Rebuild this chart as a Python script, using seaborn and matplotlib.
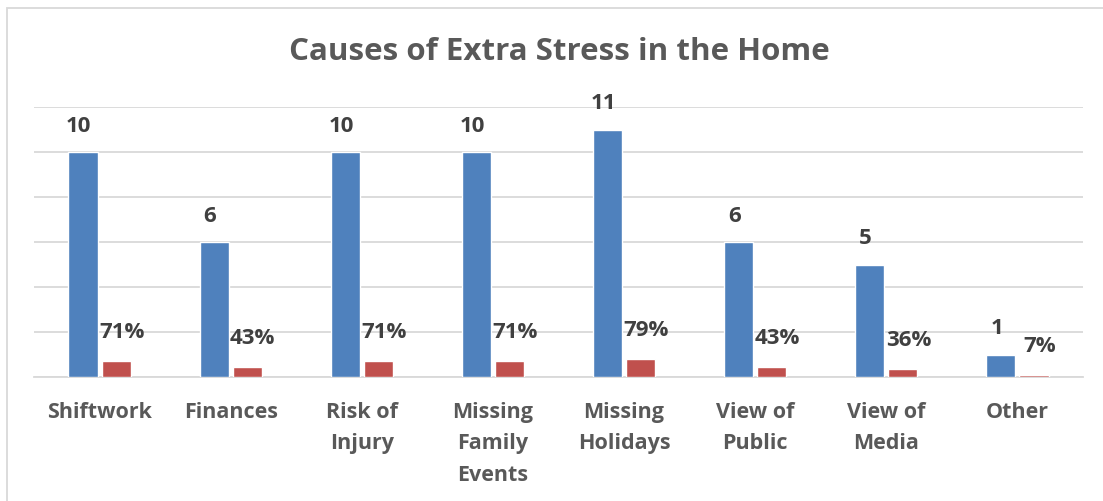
import pandas as pd
import matplotlib
matplotlib.use('Agg')
import matplotlib.pyplot as plt
import seaborn as sns

#Datos del gráfico
categories = ['Shiftwork', 'Finances', 'Risk of\nInjury', 'Missing\nFamily\nEvents',
              'Missing\nHolidays', 'View of\nPublic', 'View of\nMedia', 'Other']
counts = [10, 6, 10, 10, 11, 6, 5, 1]
percents = [0.71, 0.43, 0.71, 0.71, 0.79, 0.43, 0.36, 0.07]
series = ['Count', 'Percent']

blue = '#4F81BD'
red = '#C0504D'
text_gray = '#595959'
grid_gray = '#D9D9D9'

df = pd.DataFrame({
    'category': categories * 2,
    'value': counts + percents,
    'series': [series[0]] * len(categories) + [series[1]] * len(categories),
})

sns.set_style('white')
plt.rcParams['font.family'] = ['Open Sans', 'DejaVu Sans']

fig = plt.figure(figsize=(11.03, 5.01), dpi=100)
ax = fig.add_axes([34 / 1103, 124 / 501, 1049 / 1103, 270 / 501])

sns.barplot(data=df, x='category', y='value', hue='series', order=categories,
            hue_order=series, palette=[blue, red], saturation=1, width=0.505, gap=0.12,
            legend=False, ax=ax, zorder=3)

ax.set_ylim(0, 12)
ax.set_yticks(range(0, 13, 2))
ax.set_yticklabels([])
ax.tick_params(axis='y', length=0)
ax.tick_params(axis='x', length=0, pad=18)
ax.grid(axis='y', color=grid_gray, linewidth=1.3, zorder=0)
for s in ['left', 'right', 'top']:
    ax.spines[s].set_visible(False)
ax.spines['bottom'].set_color(grid_gray)
ax.spines['bottom'].set_linewidth(1.3)
ax.set_xlabel('')
ax.set_ylabel('')

for lbl in ax.get_xticklabels():
    lbl.set_fontsize(15.5)
    lbl.set_fontweight('bold')
    lbl.set_color(text_gray)
    lbl.set_linespacing(1.65)
    lbl.set_verticalalignment('top')

#Etiquetas de datos
count_labels = [str(v) for v in counts]
pct_labels = [f'{int(round(v * 100))}%' for v in percents]
for bar, txt in zip(ax.containers[0], count_labels):
    ax.annotate(txt, (bar.get_x() + bar.get_width() / 2, bar.get_height()),
                xytext=(-3, 11), textcoords='offset points', ha='center', va='bottom',
                fontsize=16, fontweight='bold', color='#404040')
for bar, txt in zip(ax.containers[1], pct_labels):
    ax.annotate(txt, (bar.get_x() + bar.get_width() / 2, bar.get_height()),
                xytext=(4, 13), textcoords='offset points', ha='center', va='bottom',
                fontsize=16, fontweight='bold', color='#404040')

fig.text(559 / 1103, 1 - 52 / 501, 'Causes of Extra Stress in the Home',
         ha='center', va='center', fontsize=22.5, fontweight='bold', color=text_gray)

#Borde del gráfico
border = plt.Rectangle((7 / 1103, -0.05), 1.2, 1 - 8 / 501 + 0.05, transform=fig.transFigure,
                       fill=False, edgecolor=grid_gray, linewidth=1.3)
fig.patches.append(border)

fig.savefig('out.png', dpi=100)
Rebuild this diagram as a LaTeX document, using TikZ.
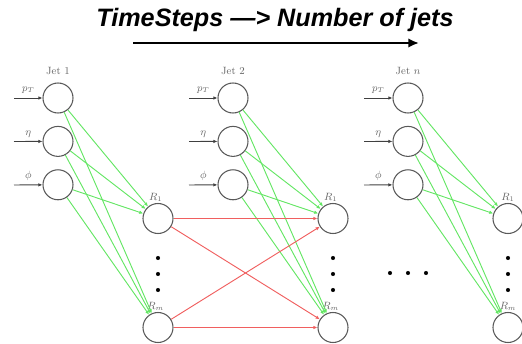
····················
▶ [EXERCISE BRIEF]
Please extract exactly the lines of the data, from the first through the line containing "lbl.set_verticalalignment('top')", and add no pictures to the copy.

▶ [FULL ANSWER]
Rebuild this chart as a Python script, using seaborn and matplotlib.
import pandas as pd
import matplotlib
matplotlib.use('Agg')
import matplotlib.pyplot as plt
import seaborn as sns

#Datos del gráfico
categories = ['Shiftwork', 'Finances', 'Risk of\nInjury', 'Missing\nFamily\nEvents',
              'Missing\nHolidays', 'View of\nPublic', 'View of\nMedia', 'Other']
counts = [10, 6, 10, 10, 11, 6, 5, 1]
percents = [0.71, 0.43, 0.71, 0.71, 0.79, 0.43, 0.36, 0.07]
series = ['Count', 'Percent']

blue = '#4F81BD'
red = '#C0504D'
text_gray = '#595959'
grid_gray = '#D9D9D9'

df = pd.DataFrame({
    'category': categories * 2,
    'value': counts + percents,
    'series': [series[0]] * len(categories) + [series[1]] * len(categories),
})

sns.set_style('white')
plt.rcParams['font.family'] = ['Open Sans', 'DejaVu Sans']

fig = plt.figure(figsize=(11.03, 5.01), dpi=100)
ax = fig.add_axes([34 / 1103, 124 / 501, 1049 / 1103, 270 / 501])

sns.barplot(data=df, x='category', y='value', hue='series', order=categories,
            hue_order=series, palette=[blue, red], saturation=1, width=0.505, gap=0.12,
            legend=False, ax=ax, zorder=3)

ax.set_ylim(0, 12)
ax.set_yticks(range(0, 13, 2))
ax.set_yticklabels([])
ax.tick_params(axis='y', length=0)
ax.tick_params(axis='x', length=0, pad=18)
ax.grid(axis='y', color=grid_gray, linewidth=1.3, zorder=0)
for s in ['left', 'right', 'top']:
    ax.spines[s].set_visible(False)
ax.spines['bottom'].set_color(grid_gray)
ax.spines['bottom'].set_linewidth(1.3)
ax.set_xlabel('')
ax.set_ylabel('')

for lbl in ax.get_xticklabels():
    lbl.set_fontsize(15.5)
    lbl.set_fontweight('bold')
    lbl.set_color(text_gray)
    lbl.set_linespacing(1.65)
    lbl.set_verticalalignment('top')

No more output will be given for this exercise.